Do you look at yourself? Apart from a brief check in the mirror on my way out the door, I don’t spend a ton of time looking at myself. So sometimes what I think I am, and what others see I am, has some discrepancies.
For example- I think that I am fairly energetic and lively, funny, a little snarky, and that my light hearted humor comes across in every conversation. Recently, a new colleague asked me if I was being genuine or sarcastic, because they couldn’t tell. I asked a few friends their opinion afterwards and learned that this is a recurring issue. Apparently, it takes a long time for people to get my sense of humor because my delivery is so flat, and I’m kind of a sweet person, so people aren’t expecting salty to come out of my mouth.
I didn’t really get it until I saw myself in video- and what do you know, my voice really does come off as flat and sweet. I learned that while I was wanting to be funny, light hearted, genuine, warm… my face was expressing that I was reserved, closed off, and kind of judgey. This was a great insight for me to recognize so that I can be mindful moving forward.
Business brands NEED outside perspective. They need someone who can look in objectively and clarify if what you think you’re putting out there is in line with what your audience is seeing. Sometimes these subtle discrepancies that are so easily addressed are the only things holding business back from amazing growth.
When I work with businesses on brand identity, they will often tell me that their problem is the marketing channel, or collateral. When I dig into the brand, I often find that it’s not the marketing material that’s the problem, it’s the messaging. I hear from prospective clients “I don’t know what they do”, or “I don’t understand how it works.” There is an apprehension of engaging with the brand because they don’t understand it.
So how do we fix this? You can probably already guess what I’m about to tell you. We fix it through cleaning up our brand identity, marketing strategy, and messaging.
Can I explain what it is that I do to a kindergartener? (Meaning clear words in less than 15 seconds) If you can’t, then you need to learn how, because a prospective lead will give you about the same listening capacity as a kindergartener.
When I ask people to describe my business, is it the same as how I’d describe it? This is a fun one to test. Recruit some friends, recruit some strangers. And if you have budget, recruit a research firm. Research is infinitely worth the investment. Ask people, ‘do you see what I see?’
Where are my blindspots? Note- I said where, not ‘do I have blindspots’ . We all have them. Surround yourself with trustworthy advisors who you can trust to hold up a mirror and help you better self-evaluate.

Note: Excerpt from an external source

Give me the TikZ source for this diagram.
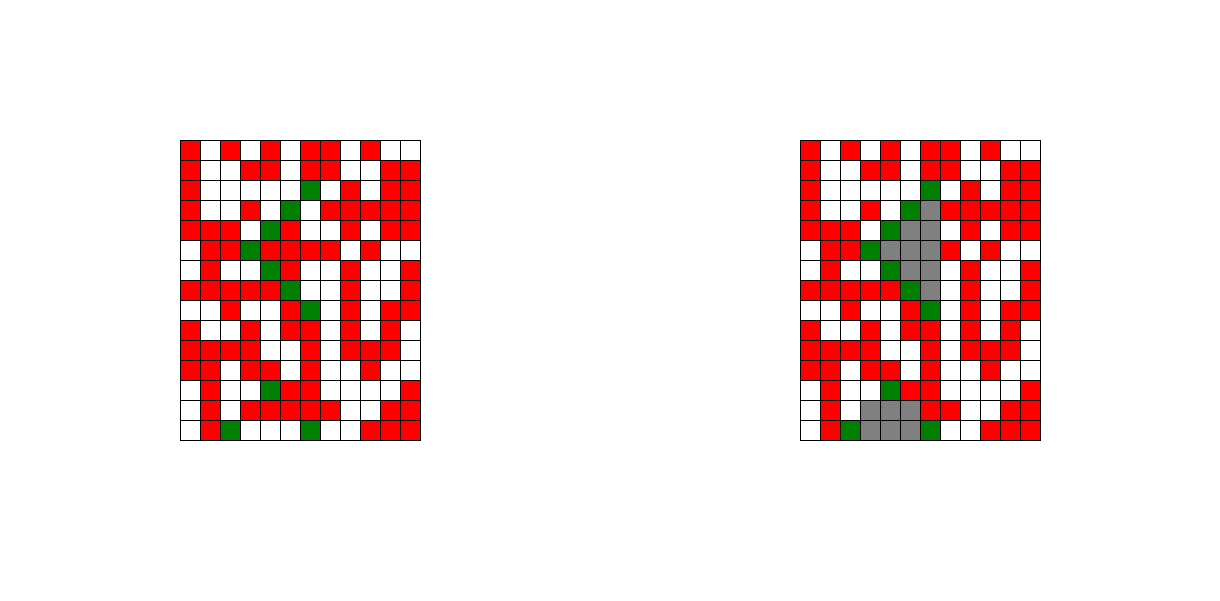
\documentclass[tikz,border=0pt]{standalone}
\usepackage{tikz}
\definecolor{cellR}{RGB}{255,0,0}
\definecolor{cellW}{RGB}{255,255,255}
\definecolor{cellG}{RGB}{0,128,0}
\definecolor{cellX}{RGB}{128,128,128}

% ---- cell data : R red, W white, G green, X gray ----
\newcommand\mazestart{%
  {R,W,R,W,R,W,R,R,W,R,W,W},
  {R,W,W,R,R,W,R,R,W,W,R,R},
  {R,W,W,W,W,W,G,W,R,W,R,R},
  {R,W,W,R,W,G,W,R,R,R,R,R},
  {R,R,R,W,G,R,W,W,R,W,R,R},
  {W,R,R,G,R,R,R,R,W,R,W,W},
  {W,R,W,W,G,R,W,W,R,W,W,R},
  {R,R,R,R,R,G,W,W,R,W,W,R},
  {W,W,R,W,W,R,G,W,R,W,R,R},
  {R,W,W,R,W,R,R,W,R,W,R,W},
  {R,R,R,R,W,W,R,W,R,R,R,W},
  {R,R,W,R,R,W,R,W,W,R,W,W},
  {W,R,W,W,G,R,R,W,W,W,W,R},
  {W,R,W,R,R,R,R,R,W,W,R,R},
  {W,R,G,W,W,W,G,W,W,R,R,R}}
\newcommand\mazesolved{%
  {R,W,R,W,R,W,R,R,W,R,W,W},
  {R,W,W,R,R,W,R,R,W,W,R,R},
  {R,W,W,W,W,W,G,W,R,W,R,R},
  {R,W,W,R,W,G,X,R,R,R,R,R},
  {R,R,R,W,G,X,X,W,R,W,R,R},
  {W,R,R,G,X,X,X,R,W,R,W,W},
  {W,R,W,W,G,X,X,W,R,W,W,R},
  {R,R,R,R,R,G,X,W,R,W,W,R},
  {W,W,R,W,W,R,G,W,R,W,R,R},
  {R,W,W,R,W,R,R,W,R,W,R,W},
  {R,R,R,R,W,W,R,W,R,R,R,W},
  {R,R,W,R,R,W,R,W,W,R,W,W},
  {W,R,W,W,G,R,R,W,W,W,W,R},
  {W,R,W,X,X,X,R,R,W,W,R,R},
  {W,R,G,X,X,X,G,W,W,R,R,R}}

\begin{document}
\begin{tikzpicture}[
  x=0.5cm, y=0.5cm,
  cellbox/.style={draw=black, line width=0.6pt},
]
\useasboundingbox (0,0) rectangle (61,-30);

% ---- Left grid : start state ----
\begin{scope}[shift={(9,-7)}]
  \foreach \row [count=\r from 0] in \mazestart {
    \foreach \c [count=\k from 0] in \row {
      \draw[cellbox, fill=cell\c] (\k,-\r) rectangle ++(1,-1);
    }
  }
\end{scope}

% ---- Right grid : path found ----
\begin{scope}[shift={(40,-7)}]
  \foreach \row [count=\r from 0] in \mazesolved {
    \foreach \c [count=\k from 0] in \row {
      \draw[cellbox, fill=cell\c] (\k,-\r) rectangle ++(1,-1);
    }
  }
\end{scope}
\end{tikzpicture}
\end{document}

Am I willing to adjust? This is a big one. It’s very important to stick to who you are and what you believe, however, running a business requires the humility to accept that you may not know everything. Be honest with yourself and evaluate whether you can listen to insights from outside partners. If you aren’t willing to change, then you will not be happy with the investment you make in hiring a marketing team.
We all benefit from outside perspective. A good marketing team doesn’t just implement marketing for you- they think about it with you. They take the time to understand you, understand your audience, and really evaluate how to connect the two. One of my core values at Honey MAP is honesty and authenticity. I want to be honest with my clients about what I see, and what I hear from others. And I strive to have the same humility when I invite others to shed some light on me, even when that light makes me feel like I’m staring into one of those horrible magnifying mirrors that blows up my blemishes 500%. Truth leads to growth. And that is a good thing.